Ketertarikan menjadi PNS semakin meningkat dari tahun ke tahun. Citra masyarakat yang positif terhadap PNS juga sekaligus mendorong banyaknya angka pendaftar CPNS dari tahun ke tahun. Namun semakin banyaknya pendaftar itu artinya semakin ketat pula seleksi menjadi PNS. Dan itu artinya ada satu hal yang terjustifikasi, bahwa seseorang yang lolos PNS semakin menjadi orang yang tergolong “istimewa”, karena mampu mengalahkan pesaingnya yang tiap tahun semakin meningkat. Dan kemudian efeknya juga semakin memantapkan posisi PNS dalam stratifikasi sosial yang mapan, memandang PNS lebih baik daripada non PNS.

Dan seperti yang dikatakan Berger dan Luckman bahwa identitas adalah unsur kunci kenyataan subyektif dan sebagaimana semua kenyataan subjektif, berhubungan secara dialektik dengan masyarakat. Proses-proses sosial dan interaksi sosial yang terjadi, kemudian membentuk dan mempertahankan identitas ditentukan oleh struktur sosial. Maka kemapanan identitas dalam stratifikasi sosial menjadi PNS akan semakin kokoh dengan pola yang terjadi , yakni peningkatan nya dari tahun ke tahun.

Pada akhirnya identitas sebagai hasil dari konstruksi sosial masyarakat, dalam hal ini adalah bekerja sebagai PNS, selama beberapa tahun ini masih mapan. Pola peningkatan pendaftar menjustifikasi bahwa menjadi PNS adalah suatu hal yang diperebutkan oleh banyak orang. Entah apapun motif menjadi PNS tapi setidaknya yang saya ketahui, PNS masih menjadi pekerjaan elegan dan sarat akan pengakuan ketimbang non PNS. Dan banyak orang merebutkannya.

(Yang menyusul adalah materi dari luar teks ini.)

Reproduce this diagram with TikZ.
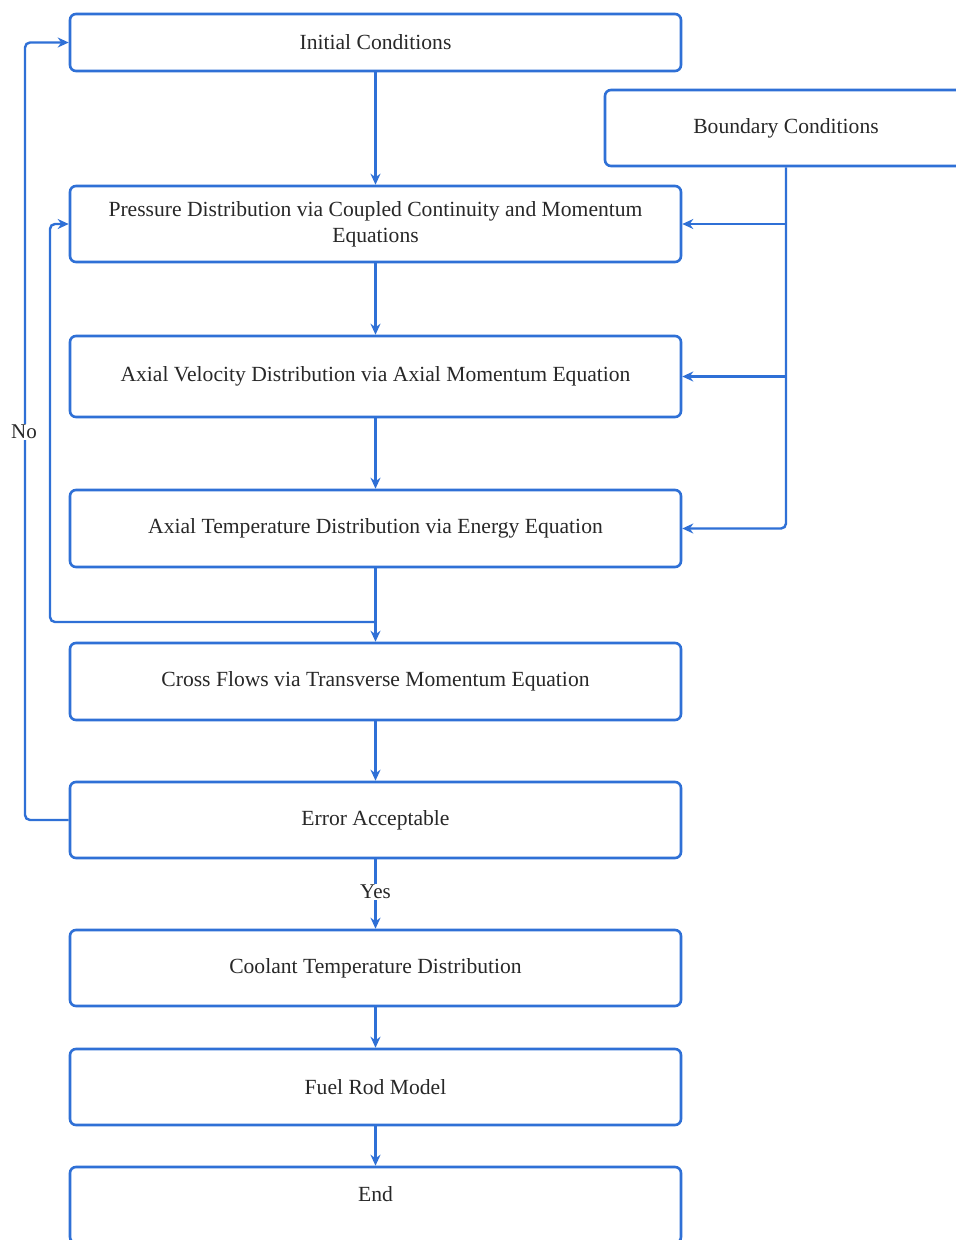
\documentclass[tikz,border=0pt]{standalone}
\usepackage{fontspec}
\setmainfont{Liberation Serif}
\usetikzlibrary{arrows.meta}
\definecolor{flowblue}{RGB}{47,112,214}
\definecolor{txt}{RGB}{40,40,40}
\tikzset{
  box/.style={draw=flowblue, line width=2.6pt, rounded corners=6pt, fill=white,
    minimum width=611pt, minimum height=76pt, inner sep=0pt, align=center,
    font=\fontsize{21.6}{26}\selectfont, text=txt},
  conn/.style={draw=flowblue, line width=2.4pt, rounded corners=5pt,
    -{Stealth[length=11pt,width=10pt]}},
  lbl/.style={font=\fontsize{21}{24}\selectfont, text=txt, fill=white, inner sep=1pt}
}
\begin{document}
\begin{tikzpicture}[x=1pt,y=-1pt]
\clip (0,0) rectangle (956,1240);
\fill[white] (0,0) rectangle (956,1240);

\node[box, minimum height=57pt] (init) at (375.5,42.5) {Initial Conditions};
\node[box, minimum width=362pt] (bc) at (786,128) {Boundary Conditions};
\node[box] (press) at (375.5,224) {Pressure Distribution via Coupled Continuity and Momentum\\Equations};
\node[box, minimum height=81pt] (vel) at (375.5,376.5) {Axial Velocity Distribution via Axial Momentum Equation};
\node[box, minimum height=77pt] (temp) at (375.5,528.5) {Axial Temperature Distribution via Energy Equation};
\node[box, minimum height=77pt] (cross) at (375.5,681.5) {Cross Flows via Transverse Momentum Equation};
\node[box] (err) at (375.5,820) {Error Acceptable};
\node[box] (cool) at (375.5,968) {Coolant Temperature Distribution};
\node[box] (fuel) at (375.5,1087) {Fuel Rod Model};
\node[box, text depth=22pt] (end) at (375.5,1205) {End};

% main chain
\draw[conn] (init) -- (press);
\draw[conn] (press) -- (vel);
\draw[conn] (vel) -- (temp);
\draw[conn] (temp) -- (cross);
\draw[conn] (cross) -- (err);
\draw[conn] (err) -- (cool);
\node[lbl] (yes) at (375.5,892) {Yes};
\draw[conn] (cool) -- (fuel);
\draw[conn] (fuel) -- (end);

% boundary conditions feed
\coordinate (bcp) at (786,224);
\coordinate (bcv) at (786,376.5);
\draw[conn] (bc.south -| 786,0) |- (temp.east);
\draw[conn] (bcp) -- (press.east);
\draw[conn] (bcv) -- (vel.east);

% inner loop back to pressure
\coordinate (jn) at (375.5,622);
\draw[conn] (jn) -- (50,622) -- (50,224) -- (press.west);

% No loop
\draw[conn] (err.west) -- (25,820) -- (25,42.5) -- (init.west);
\node[lbl] (no) at (24,432) {No};
\end{tikzpicture}
\end{document}
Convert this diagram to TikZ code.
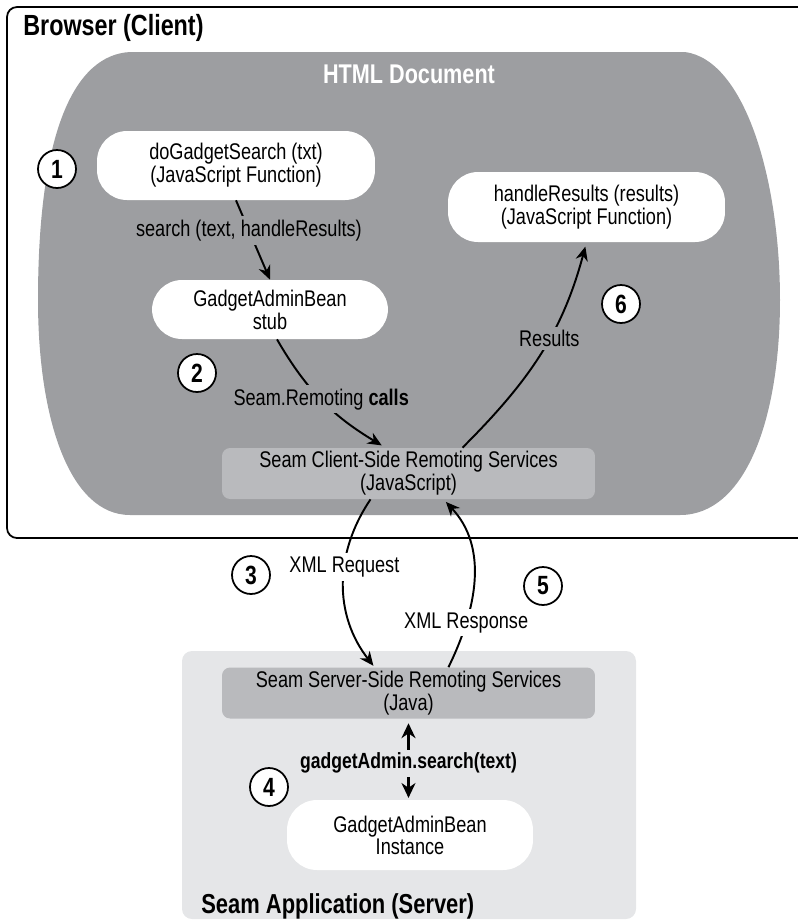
\documentclass[tikz,border=0pt]{standalone}
\usepackage{fontspec}
\setmainfont{Liberation Sans}[FakeStretch=0.8]
\usetikzlibrary{arrows.meta}
\definecolor{docgray}{HTML}{9D9EA1}
\definecolor{boxgray}{HTML}{B9BABD}
\definecolor{srvgray}{HTML}{E5E6E8}

\begin{document}
\begin{tikzpicture}[x=0.02cm, y=-0.02cm, font=\fontsize{12.9}{11}\selectfont,
  pill/.style={fill=white, rounded corners=0.6cm, align=center, inner sep=0pt, minimum height=1.4cm},
  svc/.style={fill=boxgray, rounded corners=0.16cm, align=center, inner sep=0pt, minimum width=7.46cm, minimum height=1.02cm},
  flow/.style={-{Stealth[length=8pt, width=7pt]}, line width=1.1pt},
  twoway/.style={{Stealth[length=8.5pt, width=8pt]}-{Stealth[length=8.5pt, width=8pt]}, line width=1.3pt},
  lab/.style={fill=#1, inner sep=2pt},
  num/.style={circle, draw, line width=1pt, fill=white, inner sep=0pt, minimum size=0.76cm, font=\fontsize{15}{15}\selectfont\bfseries},
  title/.style={font=\fontsize{#1}{#1}\selectfont\bfseries, inner sep=0pt}]
\useasboundingbox (0,0) rectangle (798,921);

% ---- browser frame and html document
\draw[line width=1pt, rounded corners=0.2cm] (798,7) -- (7,7) -- (7,538) -- (798,538);
\node[title=16.6, anchor=base west] (brtitle) at (23,35) {Browser (Client)};
\fill[docgray] (130,52) -- (685,52) .. controls (745,60) and (780,180) .. (780,300)
  .. controls (780,420) and (745,515) .. (680,515) -- (130,515)
  .. controls (70,515) and (38,420) .. (38,300) .. controls (38,130) and (75,55) .. (130,52) -- cycle;
\node[title=15.4, text=white, anchor=base] (doctitle) at (409,83) {HTML Document};

% ---- server region
\fill[srvgray, rounded corners=0.2cm] (182,651) rectangle (636,919);
\node[title=15.6, anchor=base west] (srvtitle) at (201,913) {Seam Application (Server)};

% ---- boxes
\node[pill, minimum width=5.56cm, minimum height=1.38cm] (dosearch) at (236,165.5) {doGadgetSearch (txt)\\(JavaScript Function)};
\node[pill, minimum width=4.72cm, minimum height=1.18cm] (stub) at (270,309.5) {GadgetAdminBean\\stub};
\node[pill, minimum width=5.54cm] (handle) at (586.5,207) {handleResults (results)\\(JavaScript Function)};
\node[svc] (client) at (408.5,473.5) {Seam Client-Side Remoting Services\\(JavaScript)};
\node[svc] (server) at (408.5,693) {Seam Server-Side Remoting Services\\(Java)};
\node[pill, minimum width=4.92cm] (inst) at (410,835) {GadgetAdminBean\\Instance};

% ---- flows
\draw[flow] (dosearch.south) -- node[lab=docgray, pos=0.38] {search (text, handleResults)} (stub.north);
\draw[flow, shorten >=2.5pt] ([xshift=0.14cm]stub.south) to[out=-60, in=149]
  node[lab=docgray, pos=0.48] {Seam.Remoting \textbf{calls}} ([xshift=-0.46cm]client.north);
\draw[flow, shorten >=2.5pt] ([xshift=1.08cm]client.north) to[out=45, in=-105]
  node[lab=docgray, pos=0.58] {Results} (handle.south);
\draw[flow, shorten >=1pt] ([xshift=-0.76cm]client.south) to[out=-124, in=128]
  node[lab=white, pos=0.4] {XML Request} ([xshift=-0.68cm]server.north);
\draw[flow, shorten >=2pt] ([xshift=0.8cm]server.north) to[out=64, in=-47]
  node[lab=white, pos=0.25] {XML Response} ([xshift=0.7cm]client.south);
\draw[twoway, shorten <=2.5pt, shorten >=1pt] (server.south) -- node[lab=srvgray, inner ysep=2pt, pos=0.55, font=\fontsize{12.5}{12.5}\selectfont\bfseries] {gadgetAdmin.search(text)} (server.south |- inst.north);

% ---- step numbers
\node[num] (n1) at (57,169) {1};
\node[num] (n2) at (197,373) {2};
\node[num] (n3) at (251,575) {3};
\node[num] (n4) at (269,787) {4};
\node[num] (n5) at (543,586) {5};
\node[num] (n6) at (621,304) {6};
\end{tikzpicture}
\end{document}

Akhirnya bagi mereka yang ditanyai pekerjaan perlu berbesar hati menerima sinisnya pandangan serta dakwaan akan statusnya yang bukan PNS. Sebab PNS masih menjadi satu hal yang diminati dan peminatnya semakin bertambah dari tahun ke tahun, dan konstruksi masyarakat akan pandangan positif terhadap PNS yang mapan. Pembuktian perlu dilakukan bahwa yang bukan PNS tidak bisa langsung dicap under estimate, ini memerlukan effort dalam mengubah pandangan masyarakat terkait non PNS yang dinilai subordinat dengan PNS. Tapi percayalah bahwa pembuktian yang elegan itu tidak perlu melalui kata-kata yang keras dan lantang. Cukup tunjukan bahwa non PNS bisa setara dan bahkan lebih dari PNS dalam strata sosialnya, paling tidak gajinya harus lebih tinggi dari PNS. Agar gunjingan dan dakwaan orang tidak menghantui pikiran dan hati kita.